- Your objective: Quote every line as written. Omit pictures.

- Dataset excerpt:
════════

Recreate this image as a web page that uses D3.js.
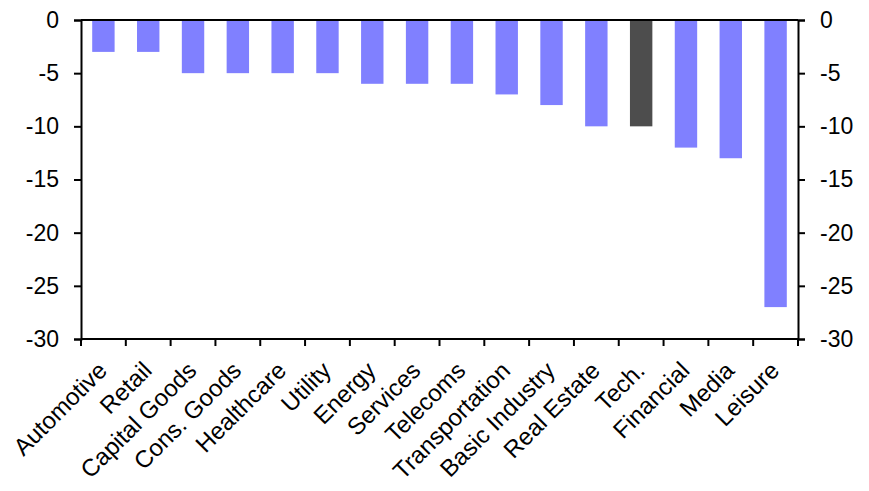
<!DOCTYPE html>
<html>
<head>
    <meta charset="utf-8">
    <script src="https://d3js.org/d3.v7.min.js"></script>
</head>
<body style="margin: 0; padding: 0; background: #fff;">
    <div id="container"></div>
    <script>
        // Sectors and values
        var sectors = ["Automotive", "Retail", "Capital Goods", "Cons. Goods", "Healthcare", "Utility",
            "Energy", "Services", "Telecoms", "Transportation", "Basic Industry", "Real Estate",
            "Tech.", "Financial", "Media", "Leisure"];
        var values = [-3, -3, -5, -5, -5, -5, -6, -6, -6, -7, -8, -10, -10, -12, -13, -27];
        var highlight = ["Tech."];
        var yTicks = [0, -5, -10, -15, -20, -25, -30];

        var width = 869, height = 491;
        var margin = { top: 20, right: 71, bottom: 152, left: 81 };
        var fontSize = "23px";

        var svg = d3.select("#container").append("svg")
            .attr("width", width)
            .attr("height", height)
            .style("font-family", "Liberation Sans, Arial, sans-serif");

        var x = d3.scaleBand()
            .domain(sectors)
            .range([margin.left, width - margin.right])
            .paddingInner(0.5)
            .paddingOuter(0.25);

        var y = d3.scaleLinear()
            .domain([-30, 0])
            .range([height - margin.bottom, margin.top]);

        // bars
        svg.selectAll("rect.bar")
            .data(sectors)
            .enter().append("rect")
            .attr("class", "bar")
            .attr("x", d => x(d))
            .attr("width", x.bandwidth())
            .attr("y", y(0))
            .attr("height", (d, i) => y(values[i]) - y(0))
            .style("fill", d => highlight.includes(d) ? "#4d4d4d" : "#8080ff");

        // left and right axes
        var left = svg.append("g")
            .attr("transform", `translate(${margin.left},0)`)
            .call(d3.axisLeft(y).tickValues(yTicks).tickFormat(d => String(d)).tickSize(7).tickPadding(15));
        var right = svg.append("g")
            .attr("transform", `translate(${width - margin.right},0)`)
            .call(d3.axisRight(y).tickValues(yTicks).tickFormat(d => String(d)).tickSize(7).tickPadding(15));

        [left, right].forEach(function (g) {
            g.select(".domain").attr("stroke", "#000").attr("stroke-width", 2);
            g.selectAll(".tick line").attr("stroke", "#000").attr("stroke-width", 2);
            g.selectAll(".tick text")
                .style("font-size", fontSize)
                .style("font-family", "Liberation Sans, Arial, sans-serif")
                .attr("fill", "#000");
        });

        // zero line at top
        svg.append("line")
            .attr("x1", margin.left).attr("x2", width - margin.right)
            .attr("y1", y(0)).attr("y2", y(0))
            .attr("stroke", "#000").attr("stroke-width", 2);

        // bottom axis with ticks between categories
        var bottomY = y(-30);
        svg.append("line")
            .attr("x1", margin.left).attr("x2", width - margin.right)
            .attr("y1", bottomY).attr("y2", bottomY)
            .attr("stroke", "#000").attr("stroke-width", 2);

        var edges = d3.range(sectors.length + 1).map(i => margin.left + i * x.step());
        svg.selectAll("line.xtick")
            .data(edges)
            .enter().append("line")
            .attr("class", "xtick")
            .attr("x1", d => d).attr("x2", d => d)
            .attr("y1", bottomY).attr("y2", bottomY + 7)
            .attr("stroke", "#000").attr("stroke-width", 2);

        svg.selectAll("text.xlab")
            .data(sectors)
            .enter().append("text")
            .attr("class", "xlab")
            .attr("text-anchor", "end")
            .attr("transform", d => `translate(${x(d) + x.bandwidth() / 2 + 5},${bottomY + 33}) rotate(-45)`)
            .style("font-size", "24px")
            .text(d => d);
    </script>
</body>
</html>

════════

- Answer to the task:
Recreate this image as a web page that uses D3.js.
<!DOCTYPE html>
<html>
<head>
    <meta charset="utf-8">
    <script src="https://d3js.org/d3.v7.min.js"></script>
</head>
<body style="margin: 0; padding: 0; background: #fff;">
    <div id="container"></div>
    <script>
        // Sectors and values
        var sectors = ["Automotive", "Retail", "Capital Goods", "Cons. Goods", "Healthcare", "Utility",
            "Energy", "Services", "Telecoms", "Transportation", "Basic Industry", "Real Estate",
            "Tech.", "Financial", "Media", "Leisure"];
        var values = [-3, -3, -5, -5, -5, -5, -6, -6, -6, -7, -8, -10, -10, -12, -13, -27];
        var highlight = ["Tech."];
        var yTicks = [0, -5, -10, -15, -20, -25, -30];

        var width = 869, height = 491;
        var margin = { top: 20, right: 71, bottom: 152, left: 81 };
        var fontSize = "23px";

        var svg = d3.select("#container").append("svg")
            .attr("width", width)
            .attr("height", height)
            .style("font-family", "Liberation Sans, Arial, sans-serif");

        var x = d3.scaleBand()
            .domain(sectors)
            .range([margin.left, width - margin.right])
            .paddingInner(0.5)
            .paddingOuter(0.25);

        var y = d3.scaleLinear()
            .domain([-30, 0])
            .range([height - margin.bottom, margin.top]);

        // bars
        svg.selectAll("rect.bar")
            .data(sectors)
            .enter().append("rect")
            .attr("class", "bar")
            .attr("x", d => x(d))
            .attr("width", x.bandwidth())
            .attr("y", y(0))
            .attr("height", (d, i) => y(values[i]) - y(0))
            .style("fill", d => highlight.includes(d) ? "#4d4d4d" : "#8080ff");

        // left and right axes
        var left = svg.append("g")
            .attr("transform", `translate(${margin.left},0)`)
            .call(d3.axisLeft(y).tickValues(yTicks).tickFormat(d => String(d)).tickSize(7).tickPadding(15));
        var right = svg.append("g")
            .attr("transform", `translate(${width - margin.right},0)`)
            .call(d3.axisRight(y).tickValues(yTicks).tickFormat(d => String(d)).tickSize(7).tickPadding(15));

        [left, right].forEach(function (g) {
            g.select(".domain").attr("stroke", "#000").attr("stroke-width", 2);
            g.selectAll(".tick line").attr("stroke", "#000").attr("stroke-width", 2);
            g.selectAll(".tick text")
                .style("font-size", fontSize)
                .style("font-family", "Liberation Sans, Arial, sans-serif")
                .attr("fill", "#000");
        });

        // zero line at top
        svg.append("line")
            .attr("x1", margin.left).attr("x2", width - margin.right)
            .attr("y1", y(0)).attr("y2", y(0))
            .attr("stroke", "#000").attr("stroke-width", 2);

        // bottom axis with ticks between categories
        var bottomY = y(-30);
        svg.append("line")
            .attr("x1", margin.left).attr("x2", width - margin.right)
            .attr("y1", bottomY).attr("y2", bottomY)
            .attr("stroke", "#000").attr("stroke-width", 2);

        var edges = d3.range(sectors.length + 1).map(i => margin.left + i * x.step());
        svg.selectAll("line.xtick")
            .data(edges)
            .enter().append("line")
            .attr("class", "xtick")
            .attr("x1", d => d).attr("x2", d => d)
            .attr("y1", bottomY).attr("y2", bottomY + 7)
            .attr("stroke", "#000").attr("stroke-width", 2);

        svg.selectAll("text.xlab")
            .data(sectors)
            .enter().append("text")
            .attr("class", "xlab")
            .attr("text-anchor", "end")
            .attr("transform", d => `translate(${x(d) + x.bandwidth() / 2 + 5},${bottomY + 33}) rotate(-45)`)
            .style("font-size", "24px")
            .text(d => d);
    </script>
</body>
</html>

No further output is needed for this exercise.